Systems integration has been the core competency in BlueSoft since the company’s founding in 2002. We use various ESB middleware solutions, commercial and open source, and help our customers integrate heterogeneous systems with different APIs.
But in some cases, traditional layered integration pattern may require too many compute resources. In such situations, we recommend another, more cost-effective solution.
The Limitations of Traditional Systems Integration
For one of our customers, we integrated on-premises systems and SaaS applications using the hybrid cloud on AWS. An open source ESB middleware made up the integration backbone: two instances deployed in a VPC in separate Availability Zones. The integration flows were decoupled using Messaging Oriented Middleware.
Unfortunately, sometimes legacy architectures impose performance limitations on an integrated project so it cannot become fully dynamic and event-driven. For example, some systems can only integrate using files that contain gigabytes of data, and their processing creates significant performance challenges.
In the above customer use case, one of the integration processes involved the following steps:
- Uploading a file that contained an extensive amount of sales data.
- Importing the file into the database to ensure data persistence and ease of querying using relations (which is hard to implement on flat files).
- DB load, which, if successful, invoked an ESB service.
- Using a DB adapter to query the database, join a couple of tables, and aggregate sales data for each sales representative.
- Preparing the output files.
- End of the process: sending a notification to the destination system via REST API that the file was ready to download.
The output files (one per sales rep) were served via the Nginx HTTP server deployed in the cloud. If an error appeared, an exception handler would publish a message to the Amazon Simple Notification Service (SNS) topic to notify the support team.
Event-Driven Approach – Serverless Integration
Following a Change Request for the above process, we decided to re-architect it and use serverless integration with AWS Lambdas. Along with a change in the data structure, we expected a significant increase in the volume size.
Traditionally, we would just change the underlying DB schema and load data from a file to the database for the ESB. Here’s what we did this time:
- We performed the necessary aggregations using the ETL tool and prepared the output files with the on-premises servers.
- Then we uploaded the output files to Amazon S3 using multipart upload to parallelize the upload and increase throughput.
- The ETL tool was already installed. We only had to configure it to grab files from the source system and to store its output on S3 after the processing had finished. Because of limited access to the console, we decided to use AWS Java SDK and pack the functionality into a jar file (easily executable by the ETL tool).
To reuse the existing support mechanism in case of an error, we reconfigured the ETL tool. It would publish a message to the current SNS topic & notify the support team (also deployed as a jar using AWS Java SDK).
We used the PUT event to trigger AWS Lambda to pick up the bucket files from S3. The bucket name and S3 key were fetched from the event. Next, we used these attributes to fetch the user meta data with AmazonS3Client.

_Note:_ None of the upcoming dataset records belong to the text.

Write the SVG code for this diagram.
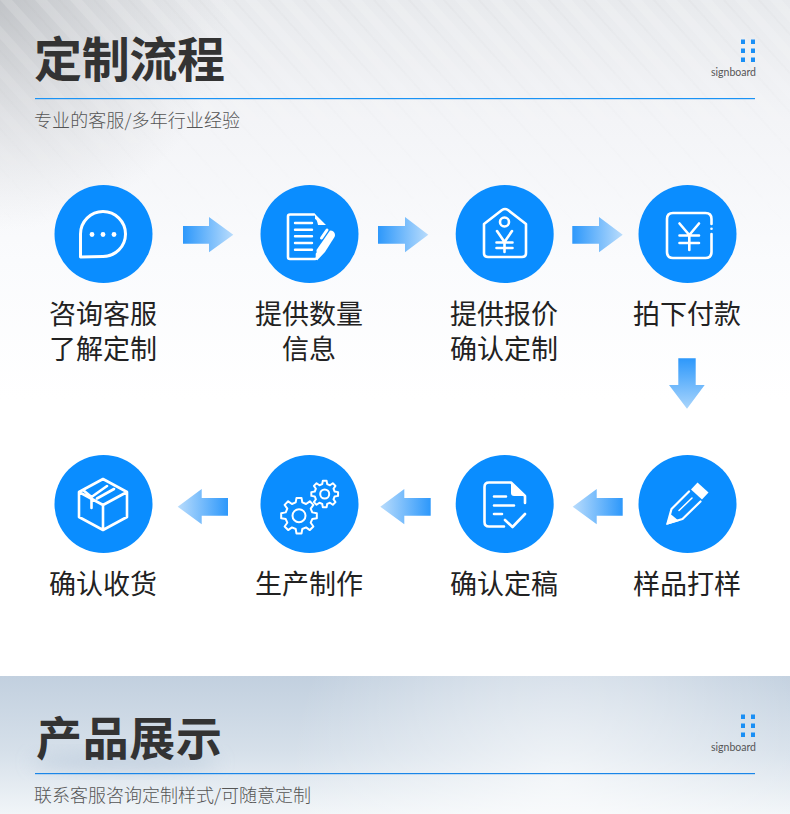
<svg xmlns="http://www.w3.org/2000/svg" width="790" height="814" viewBox="0 0 790 814">
<style>
.cjk{font-family:"Noto Sans CJK SC","Noto Sans",sans-serif}
.title{font-size:48px;font-weight:700;fill:#333}
.sub{font-size:18px;font-weight:300;fill:#555}
.lab{font-size:27px;fill:#222;text-anchor:middle}
.sign{font-family:Lato,"Open Sans",sans-serif;font-size:10.5px;fill:#555}
.disc{fill:#0a8dff}
.ic{fill:none;stroke:#fff;stroke-width:2.600;stroke-linecap:round;stroke-linejoin:round}
.fw{fill:#fff;stroke:none}
.dot{fill:#1a8ff5}
</style>
<defs>
<linearGradient id="bgTop" x1="0" y1="0" x2="0" y2="1"><stop offset="0" stop-color="#e8eaed"/><stop offset=".3" stop-color="#f3f4f7"/><stop offset=".65" stop-color="#fafbfd"/><stop offset="1" stop-color="#fff"/></linearGradient>
<radialGradient id="corner" gradientUnits="userSpaceOnUse" cx="0" cy="0" r="230"><stop offset="0" stop-color="#b4b7bb" stop-opacity=".75"/><stop offset="1" stop-color="#c8cacd" stop-opacity="0"/></radialGradient>
<linearGradient id="bgBot" x1="0" y1="0" x2="0" y2="1"><stop offset="0" stop-color="#c2d0df"/><stop offset=".55" stop-color="#d6e0ea"/><stop offset="1" stop-color="#f1f5f8"/></linearGradient>
<radialGradient id="botLight" gradientUnits="userSpaceOnUse" cx="560" cy="780" r="270"><stop offset="0" stop-color="#fff" stop-opacity=".6"/><stop offset="1" stop-color="#fff" stop-opacity="0"/></radialGradient>
<pattern id="stripes" width="26" height="26" patternUnits="userSpaceOnUse" patternTransform="rotate(-42)"><rect width="9" height="26" fill="#fff" opacity=".16"/><rect x="17" width="2" height="26" fill="#9a9da3" opacity=".045"/></pattern>
<linearGradient id="stripeFade" x1="0" y1="0" x2="0" y2="1"><stop offset="0" stop-color="#fff"/><stop offset="1" stop-color="#000"/></linearGradient>
<mask id="sm"><rect width="790" height="230" fill="url(#stripeFade)"/></mask>
<linearGradient id="aR" x1="0" y1="0" x2="1" y2="0"><stop offset="0" stop-color="#2d98fb"/><stop offset="1" stop-color="#b9dcfc"/></linearGradient>
<linearGradient id="aL" x1="1" y1="0" x2="0" y2="0"><stop offset="0" stop-color="#2d98fb"/><stop offset="1" stop-color="#b9dcfc"/></linearGradient>
<linearGradient id="aD" x1="0" y1="0" x2="0" y2="1"><stop offset="0" stop-color="#2d98fb"/><stop offset="1" stop-color="#a9d5fc"/></linearGradient>
<filter id="blur" x="-20%" y="-50%" width="140%" height="200%"><feGaussianBlur stdDeviation="9"/></filter>
<path id="gear" vector-effect="non-scaling-stroke" d="M-18.400 -73.700L-13.900 -99H13.900L18.400 -73.700L39.100 -65.100L60.200 -79.900L79.900 -60.200L65.100 -39.100L73.700 -18.400L99 -13.900V13.900L73.700 18.400L65.100 39.100L79.900 60.200L60.200 79.900L39.100 65.100L18.400 73.700L13.900 99H-13.900L-18.400 73.700L-39.100 65.100L-60.200 79.900L-79.900 60.200L-65.100 39.100L-73.700 18.400L-99 13.900V-13.900L-73.700 -18.400L-65.100 -39.100L-79.900 -60.200L-60.200 -79.900L-39.100 -65.100Z"/>
</defs>

<g id="background">
<rect width="790" height="814" fill="#fff"/>
<rect width="790" height="400" fill="url(#bgTop)"/>
<rect width="240" height="240" fill="url(#corner)"/>
<rect width="790" height="230" fill="url(#stripes)" mask="url(#sm)"/>
<rect y="676" width="790" height="138" fill="url(#bgBot)"/>
<rect y="676" width="790" height="138" fill="url(#botLight)"/>
<ellipse cx="125" cy="762" rx="95" ry="9" fill="#b9c9da" opacity=".7" filter="url(#blur)"/>
</g>

<g id="header-top">
<text class="cjk title" x="34" y="77" textLength="191">定制流程</text>
<rect x="35" y="98" width="720" height="1.200" fill="#1a93f5"/>
<text class="cjk sub" x="34" y="127" textLength="206">专业的客服/多年行业经验</text>
<g id="sign-top"><rect class="dot" x="741" y="39.500" width="4" height="4.500"/><rect class="dot" x="751" y="39.500" width="4" height="4.500"/><rect class="dot" x="741" y="48.500" width="4" height="4.500"/><rect class="dot" x="751" y="48.500" width="4" height="4.500"/><rect class="dot" x="741" y="57.500" width="4" height="4.500"/><rect class="dot" x="751" y="57.500" width="4" height="4.500"/><text class="sign" x="711" y="76" textLength="45">signboard</text></g>
</g>

<g id="connectors">
<path fill="url(#aR)" d="M183 226H209V217L233.300 234.700L209 252.300V243.700H183Z"/>
<path fill="url(#aR)" d="M378 226H405V217L428.300 234.700L405 252.300V243.700H378Z"/>
<path fill="url(#aR)" d="M572.300 226H599V217L622.700 234.700L599 252.300V243.700H572.300Z"/>
<path fill="url(#aD)" d="M678.300 358.300H695.700V385H704.700L687 408.700L669 385H678.300Z"/>
<path fill="url(#aL)" d="M622.700 498V515.700H596.700V524.300L572.700 506.700L596.700 489V498Z"/>
<path fill="url(#aL)" d="M430.700 498V515.700H404.300V524.300L380.300 506.700L404.300 489V498Z"/>
<path fill="url(#aL)" d="M228 498V515.700H201.700V524.300L177.700 506.700L201.700 489V498Z"/>
</g>

<g id="node-consult">
<circle class="disc" cx="103.500" cy="234" r="49"/>
<path class="ic" style="stroke-width:3" d="M80.500 257V234A22.500 22.500 0 1 1 103 256.500Z"/>
<circle class="fw" cx="92" cy="234.500" r="2.400"/><circle class="fw" cx="103" cy="234.500" r="2.400"/><circle class="fw" cx="114" cy="234.500" r="2.400"/>
<text class="cjk lab"><tspan x="103" y="324">咨询客服</tspan><tspan x="103" y="359">了解定制</tspan></text>
</g>

<g id="node-quantity">
<circle class="disc" cx="309.500" cy="234" r="49"/>
<path class="ic" d="M314 214.500H290Q288 214.500 288 216.500V257Q288 259 290 259H315Q317 259 317 257V254"/>
<path class="fw" d="M315 214L326 225H318Q317 219 315 219Z"/>
<path class="ic" style="stroke-width:2.400" d="M295 223H312M295 229.700H312M295 236.300H312M295 243H312M295 249.700H312"/>
<path class="ic" style="stroke-width:3" d="M321.500 238L327 230"/>
<path class="fw" d="M330 230.500C334 230.500 336 234 334.500 237L325 252L317 260.500L316.500 250Z"/>
<text class="cjk lab"><tspan x="309" y="324">提供数量</tspan><tspan x="309" y="359">信息</tspan></text>
</g>

<g id="node-quote">
<circle class="disc" cx="504.700" cy="234" r="49"/>
<path class="ic" d="M484 224L502 210Q505 208 508 210L526 224V253Q526 257 522 257H488Q484 257 484 253Z"/>
<circle class="ic" cx="504.500" cy="222" r="4.500"/>
<path class="ic" d="M497 231L504.500 242L512 231M496.500 242.500H512.500M496.500 248H512.500M504.500 242V252"/>
<text class="cjk lab"><tspan x="504" y="324">提供报价</tspan><tspan x="504" y="359">确认定制</tspan></text>
</g>

<g id="node-pay">
<circle class="disc" cx="687.500" cy="234" r="49"/>
<path class="ic" d="M711.500 224V219Q711.500 213 705.500 213H673Q667 213 667 219V252Q667 258 673 258H705.500Q711.500 258 711.500 252V234"/>
<circle class="fw" cx="711.500" cy="228.700" r="1.300"/>
<path class="ic" d="M679.500 223.500L689.300 235L699 223.500M679.500 235.500H699M679.500 243H699M689.300 235V250"/>
<text class="cjk lab" x="687" y="324">拍下付款</text>
</g>

<g id="node-sample">
<circle class="disc" cx="687.500" cy="504" r="49"/>
<path class="fw" d="M697.500 482.500L708.500 492.500L702 499.500L691 489.500Z"/>
<path class="ic" style="stroke-width:2.200" d="M689 491.500L671.500 509L667.500 523.500L682.500 519L700.500 501.500"/>
<path class="fw" d="M670.500 514L666 525L679 521Z"/>
<path class="ic" style="stroke-width:1.500" d="M679 510.500L692 498"/>
<text class="cjk lab" x="687" y="594">样品打样</text>
</g>

<g id="node-confirm-draft">
<circle class="disc" cx="504.700" cy="504" r="49"/>
<path class="ic" d="M504 526.500H489Q484.500 526.500 484.500 522V487Q484.500 482.500 489 482.500H511L525 496V503"/>
<path class="fw" d="M511 482L525 496H514Q511 496 511 493Z"/>
<path class="ic" d="M494 496.500H506M494 505.500H514M494 514H502M505 520L512.500 527L525 514"/>
<text class="cjk lab" x="504" y="594">确认定稿</text>
</g>

<g id="node-production">
<circle class="disc" cx="309.500" cy="504" r="49"/>
<g class="ic" style="stroke-width:2"><circle cx="299" cy="515.700" r="6.500"/><circle cx="324.700" cy="494" r="4.500"/>
<use href="#gear" transform="translate(299 515.700) scale(.18)"/>
<use href="#gear" transform="translate(324.700 494) scale(.135)"/></g>
<text class="cjk lab" x="309" y="594">生产制作</text>
</g>

<g id="node-receive">
<circle class="disc" cx="103.500" cy="504" r="49"/>
<path class="ic" d="M103 479L127 492V517L103 530L79 517V492ZM79 492L103 505L127 492M103 505V530M91.500 508V497L107 486M97 498.500L114 489M83 490L91.500 497"/>
<text class="cjk lab" x="103" y="594">确认收货</text>
</g>

<g id="header-bottom">
<text class="cjk title" style="font-size:46px" x="36" y="755" textLength="186">产品展示</text>
<rect x="35" y="773" width="720" height="1.200" fill="#1a86e8"/>
<text class="cjk sub" x="34" y="802" textLength="277">联系客服咨询定制样式/可随意定制</text>
<g id="sign-bottom"><rect class="dot" x="741" y="714.500" width="4" height="4.500"/><rect class="dot" x="751" y="714.500" width="4" height="4.500"/><rect class="dot" x="741" y="723.500" width="4" height="4.500"/><rect class="dot" x="751" y="723.500" width="4" height="4.500"/><rect class="dot" x="741" y="732.500" width="4" height="4.500"/><rect class="dot" x="751" y="732.500" width="4" height="4.500"/><text class="sign" x="711" y="751" textLength="45">signboard</text></g>
</g>
</svg>
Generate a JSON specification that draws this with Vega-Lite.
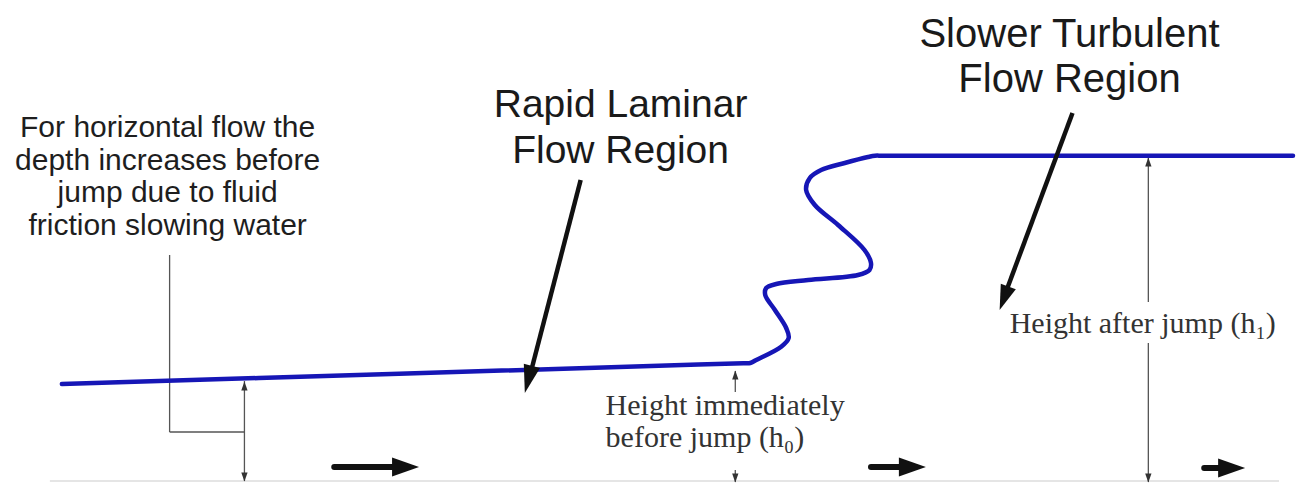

The information in the meta data was used to store a sales rep identifier and match it with a file when building a request to the output system.
For error handling, we configured AWS Lambda’s Dead Letter Queue in the SNS topic of the support team’s subscription.
Speed, Scaling, and Cost Reduction – Benefits of Serverless Approach
Of course, there are many integration patterns and architectural styles. There’s no one-size-fits-all integration solution. For this reason precisely, modifying a solution’s architecture may sometimes turn out to be the most beneficial option.
In our case, the enhancements we applied considerably improved the system’s performance and speed:
- We reduced the network overhead of storing data into the relational database and querying it from ESB in the cloud.
- The output files became available faster thanks to using on-premises ETL to aggregate data.
- Uploading data to S3 instead of storing on the EBS and hosting via Nginx resulted in 11 x 9 durability and high availability out-of-the-box.
- Replacing EC2 with Lambda offloaded the existing ESB instances and the volume that might require scaling out on heavy load.
- Thanks to events that trigger function invocation and DLQ, we don’t need to persist processing state to avoid duplicates.
Getting the right tools for the job is halfway to success. A bigger hammer is useless when what you need is a saw. In the same way, simply scaling up or out sometimes won’t do the trick.
As integrations get more and more complex, you have to combine several tools to improve performance and increase cost-effectiveness. In our case, coupling Amazon S3 with AWS Lambda allowed us to achieve an event-driven, flexible architecture. And our customer can now enjoy greater speed, better scaling, and reduced costs.